I pedal toward blue-collar Windsor Terrace, peeking in Farrell’s. A battalion of off-duty firefighters and cops—Styrofoam freighters of foamy beer in hand—cheer the J-E-T-S. Unexpectedly, there’s not a Sunkistorange Bengals jersey in sight. I push on, fighting temptation to buy a flaky, curried veggie DUB Pie, when my friend Aaron’s advice tiptoes into my consciousness.

“Go to Rhythm & Booze,” he advised last year. “They have every game on TV— and cheap beer.” His words haunting my ears, I wind through leafy Windsor Terrace’s till I find Rhythm & Booze (1674 10th Ave., betw. Prospect Ave. & Sherman St., 718- 788-9699, Brooklyn), a corner saloon with a name recalling a third-rate wedding cover band. I enter Rhythm and, amid the greenclad Jets fans, I notice a graying, construction-worker sort sporting an orange-and-black Bengals jersey. I charge him like a bull stampeding a toreador’s red cape. “Bengals fans are a rare breed in Brooklyn,” I say, by way of introduction.

“It’s a curse,” he replies, ordering the first of countless Heinekens.

“True that,” I reply wearily, affixing my rump on a busted green stool. Long-suffering Bengals fans suffer a form of sportsbased Stockholm Syndrome. No matter today’s outcome, Rhythm is a comforting, welcoming room: The tavern’s sunny, with both waitress-service tables and an L-shape bar lined with dudes in Sunday dungarees. Above that, flat-screen TVs crowd side by side, like colorful soldiers. In fact, nearly every centimeter of wall space is decorated with televisions, each broadcasting a different gridiron battle—but with just one sound output, from the Jets game. It’s like watching a badly dubbed foreign movie, or perhaps a silent film starring overweight, spandex-clad mimes with violent tendencies.

But I will gladly take football in even a silent format, especially when accompanied by inexpensive brews ($4 to $4.75 a pint). Rhythm pours a dozen-odd drafts, ranging from pigskin-appropriate Bud Light to Sierra Nevada Pale Ale and Guinness, poured as slow and creamy as cupcake frosting. I order one and 12 chicken wings, discounted to $.50 apiece on game day.

Oftentimes, fried fowl wings are minuscule, more bone than flesh. Not so at Rhythm. The flats and drummettes are meaty, as oily and plump as Conan-era Arnold Schwarzenegger. They’re juicy giants, more enjoyable than the Bengals game: a ragged affair filled with fumbles and penalties, missed tackles and injured atheletes with knees as shredded as packaged cheese. Nonetheless, for my fellow football watchers—stubbly middle-aged men, some pouring Bud into glasses as carefully as fine wine—the outcomes are far less important than escapism: from homes, from wives, from hectic lives.
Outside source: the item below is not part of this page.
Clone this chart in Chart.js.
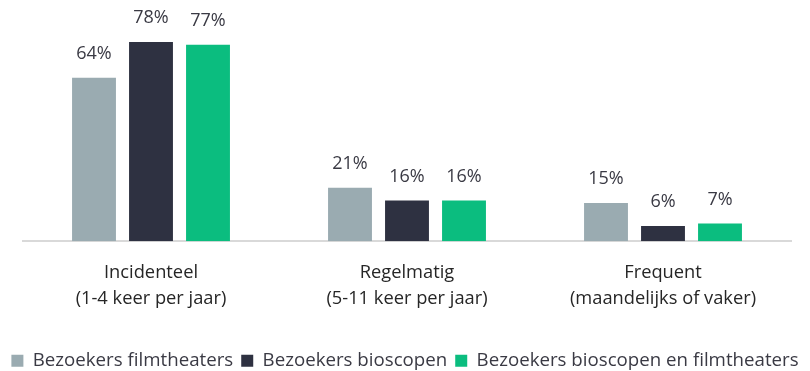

My days and evenings are as stuffed as chile rellenos, from writing about drinking to, well, drinking in order to get material to write. I rarely allow myself to sit still for three hours, to de-stress and unwind—even if it means muttering obscenities at a silent TV. My girlfriend thinks I’m football-crazed. “I can’t believe you’re checking the Bengals’ online message board,” she says, as disgusted as if I were downloading transsexual porn.

What she misses is that watching football is my meditation. Perhaps it’d be better to unwind with yoga, but if a relaxation routine works, why change? Cattyshack is dead.

Long live Rhythm & Booze, which passes my most crucial test: After the Bengals soulcrushingly blow the game in the last 30 seconds, no one mocks me. Sometimes a defeat can feel an awful lot like a win.